— Begin Supplied material —

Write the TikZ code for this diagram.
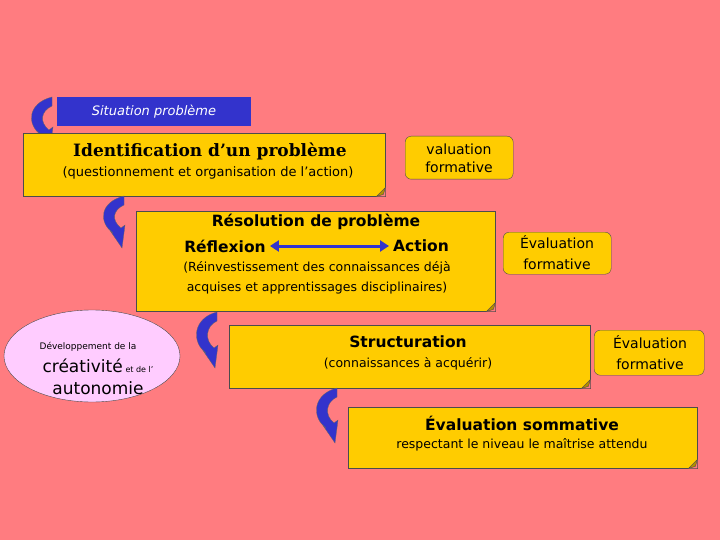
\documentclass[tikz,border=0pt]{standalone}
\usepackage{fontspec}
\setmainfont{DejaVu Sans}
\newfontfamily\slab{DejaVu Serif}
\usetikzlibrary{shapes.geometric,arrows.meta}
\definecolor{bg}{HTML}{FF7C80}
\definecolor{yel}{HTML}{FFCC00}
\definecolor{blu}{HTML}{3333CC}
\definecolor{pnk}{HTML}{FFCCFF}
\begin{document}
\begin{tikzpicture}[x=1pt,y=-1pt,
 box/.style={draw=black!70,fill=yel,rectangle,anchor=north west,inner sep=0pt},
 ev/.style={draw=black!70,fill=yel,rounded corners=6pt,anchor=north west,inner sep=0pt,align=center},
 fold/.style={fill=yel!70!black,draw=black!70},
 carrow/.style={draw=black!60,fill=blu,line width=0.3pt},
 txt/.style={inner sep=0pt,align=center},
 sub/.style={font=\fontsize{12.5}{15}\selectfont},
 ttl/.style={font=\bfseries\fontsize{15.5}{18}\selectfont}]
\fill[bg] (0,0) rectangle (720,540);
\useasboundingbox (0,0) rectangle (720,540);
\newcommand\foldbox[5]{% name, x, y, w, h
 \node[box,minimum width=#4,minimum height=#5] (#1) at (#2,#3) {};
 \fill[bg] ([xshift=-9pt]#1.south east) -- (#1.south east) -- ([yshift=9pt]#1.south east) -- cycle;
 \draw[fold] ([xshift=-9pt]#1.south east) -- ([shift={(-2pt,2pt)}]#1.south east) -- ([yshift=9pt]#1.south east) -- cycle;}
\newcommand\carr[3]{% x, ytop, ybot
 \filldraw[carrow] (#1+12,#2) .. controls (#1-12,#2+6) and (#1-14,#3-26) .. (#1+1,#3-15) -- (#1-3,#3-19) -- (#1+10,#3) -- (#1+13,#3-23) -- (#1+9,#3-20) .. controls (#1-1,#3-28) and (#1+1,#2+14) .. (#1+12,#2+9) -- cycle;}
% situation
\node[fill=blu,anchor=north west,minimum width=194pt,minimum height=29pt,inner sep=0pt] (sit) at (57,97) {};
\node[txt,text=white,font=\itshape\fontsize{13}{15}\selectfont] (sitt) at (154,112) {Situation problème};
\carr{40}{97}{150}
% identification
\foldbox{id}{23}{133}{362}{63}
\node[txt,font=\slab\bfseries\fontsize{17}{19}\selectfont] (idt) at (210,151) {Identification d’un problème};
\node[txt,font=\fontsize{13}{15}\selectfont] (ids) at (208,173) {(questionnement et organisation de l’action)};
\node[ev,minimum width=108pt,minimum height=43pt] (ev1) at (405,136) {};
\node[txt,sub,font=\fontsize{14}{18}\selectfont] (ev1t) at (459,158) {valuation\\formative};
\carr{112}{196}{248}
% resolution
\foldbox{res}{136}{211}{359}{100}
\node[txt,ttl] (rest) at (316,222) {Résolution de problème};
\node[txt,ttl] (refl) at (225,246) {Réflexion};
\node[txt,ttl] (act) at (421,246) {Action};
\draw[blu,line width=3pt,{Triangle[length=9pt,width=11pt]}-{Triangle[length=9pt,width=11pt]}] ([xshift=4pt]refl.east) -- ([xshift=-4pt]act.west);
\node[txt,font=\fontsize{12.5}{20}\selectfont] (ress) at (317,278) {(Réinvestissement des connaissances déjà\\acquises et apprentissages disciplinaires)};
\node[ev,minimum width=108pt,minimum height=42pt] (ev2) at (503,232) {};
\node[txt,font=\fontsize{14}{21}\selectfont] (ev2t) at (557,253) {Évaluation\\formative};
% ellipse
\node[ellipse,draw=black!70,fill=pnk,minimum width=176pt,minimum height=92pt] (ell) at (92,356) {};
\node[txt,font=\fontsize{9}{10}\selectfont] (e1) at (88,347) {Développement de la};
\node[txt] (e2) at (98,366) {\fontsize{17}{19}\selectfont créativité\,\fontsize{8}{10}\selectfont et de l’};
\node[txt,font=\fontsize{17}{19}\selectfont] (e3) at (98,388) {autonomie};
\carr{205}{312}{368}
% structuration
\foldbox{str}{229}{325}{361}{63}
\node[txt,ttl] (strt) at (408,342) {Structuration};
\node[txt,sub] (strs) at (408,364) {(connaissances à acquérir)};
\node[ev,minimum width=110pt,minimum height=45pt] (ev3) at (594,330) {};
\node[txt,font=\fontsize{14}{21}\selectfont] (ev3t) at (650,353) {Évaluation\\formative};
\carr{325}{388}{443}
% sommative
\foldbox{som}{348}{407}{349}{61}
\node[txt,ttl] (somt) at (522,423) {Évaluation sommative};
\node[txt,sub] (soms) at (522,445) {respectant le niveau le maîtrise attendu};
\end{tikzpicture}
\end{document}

— End Supplied material —

■ Exercise description ■
Write out the data precisely as given, excluding the pictures.

■ Correct output ■
Write the TikZ code for this diagram.
\documentclass[tikz,border=0pt]{standalone}
\usepackage{fontspec}
\setmainfont{DejaVu Sans}
\newfontfamily\slab{DejaVu Serif}
\usetikzlibrary{shapes.geometric,arrows.meta}
\definecolor{bg}{HTML}{FF7C80}
\definecolor{yel}{HTML}{FFCC00}
\definecolor{blu}{HTML}{3333CC}
\definecolor{pnk}{HTML}{FFCCFF}
\begin{document}
\begin{tikzpicture}[x=1pt,y=-1pt,
 box/.style={draw=black!70,fill=yel,rectangle,anchor=north west,inner sep=0pt},
 ev/.style={draw=black!70,fill=yel,rounded corners=6pt,anchor=north west,inner sep=0pt,align=center},
 fold/.style={fill=yel!70!black,draw=black!70},
 carrow/.style={draw=black!60,fill=blu,line width=0.3pt},
 txt/.style={inner sep=0pt,align=center},
 sub/.style={font=\fontsize{12.5}{15}\selectfont},
 ttl/.style={font=\bfseries\fontsize{15.5}{18}\selectfont}]
\fill[bg] (0,0) rectangle (720,540);
\useasboundingbox (0,0) rectangle (720,540);
\newcommand\foldbox[5]{% name, x, y, w, h
 \node[box,minimum width=#4,minimum height=#5] (#1) at (#2,#3) {};
 \fill[bg] ([xshift=-9pt]#1.south east) -- (#1.south east) -- ([yshift=9pt]#1.south east) -- cycle;
 \draw[fold] ([xshift=-9pt]#1.south east) -- ([shift={(-2pt,2pt)}]#1.south east) -- ([yshift=9pt]#1.south east) -- cycle;}
\newcommand\carr[3]{% x, ytop, ybot
 \filldraw[carrow] (#1+12,#2) .. controls (#1-12,#2+6) and (#1-14,#3-26) .. (#1+1,#3-15) -- (#1-3,#3-19) -- (#1+10,#3) -- (#1+13,#3-23) -- (#1+9,#3-20) .. controls (#1-1,#3-28) and (#1+1,#2+14) .. (#1+12,#2+9) -- cycle;}
% situation
\node[fill=blu,anchor=north west,minimum width=194pt,minimum height=29pt,inner sep=0pt] (sit) at (57,97) {};
\node[txt,text=white,font=\itshape\fontsize{13}{15}\selectfont] (sitt) at (154,112) {Situation problème};
\carr{40}{97}{150}
% identification
\foldbox{id}{23}{133}{362}{63}
\node[txt,font=\slab\bfseries\fontsize{17}{19}\selectfont] (idt) at (210,151) {Identification d’un problème};
\node[txt,font=\fontsize{13}{15}\selectfont] (ids) at (208,173) {(questionnement et organisation de l’action)};
\node[ev,minimum width=108pt,minimum height=43pt] (ev1) at (405,136) {};
\node[txt,sub,font=\fontsize{14}{18}\selectfont] (ev1t) at (459,158) {valuation\\formative};
\carr{112}{196}{248}
% resolution
\foldbox{res}{136}{211}{359}{100}
\node[txt,ttl] (rest) at (316,222) {Résolution de problème};
\node[txt,ttl] (refl) at (225,246) {Réflexion};
\node[txt,ttl] (act) at (421,246) {Action};
\draw[blu,line width=3pt,{Triangle[length=9pt,width=11pt]}-{Triangle[length=9pt,width=11pt]}] ([xshift=4pt]refl.east) -- ([xshift=-4pt]act.west);
\node[txt,font=\fontsize{12.5}{20}\selectfont] (ress) at (317,278) {(Réinvestissement des connaissances déjà\\acquises et apprentissages disciplinaires)};
\node[ev,minimum width=108pt,minimum height=42pt] (ev2) at (503,232) {};
\node[txt,font=\fontsize{14}{21}\selectfont] (ev2t) at (557,253) {Évaluation\\formative};
% ellipse
\node[ellipse,draw=black!70,fill=pnk,minimum width=176pt,minimum height=92pt] (ell) at (92,356) {};
\node[txt,font=\fontsize{9}{10}\selectfont] (e1) at (88,347) {Développement de la};
\node[txt] (e2) at (98,366) {\fontsize{17}{19}\selectfont créativité\,\fontsize{8}{10}\selectfont et de l’};
\node[txt,font=\fontsize{17}{19}\selectfont] (e3) at (98,388) {autonomie};
\carr{205}{312}{368}
% structuration
\foldbox{str}{229}{325}{361}{63}
\node[txt,ttl] (strt) at (408,342) {Structuration};
\node[txt,sub] (strs) at (408,364) {(connaissances à acquérir)};
\node[ev,minimum width=110pt,minimum height=45pt] (ev3) at (594,330) {};
\node[txt,font=\fontsize{14}{21}\selectfont] (ev3t) at (650,353) {Évaluation\\formative};
\carr{325}{388}{443}
% sommative
\foldbox{som}{348}{407}{349}{61}
\node[txt,ttl] (somt) at (522,423) {Évaluation sommative};
\node[txt,sub] (soms) at (522,445) {respectant le niveau le maîtrise attendu};
\end{tikzpicture}
\end{document}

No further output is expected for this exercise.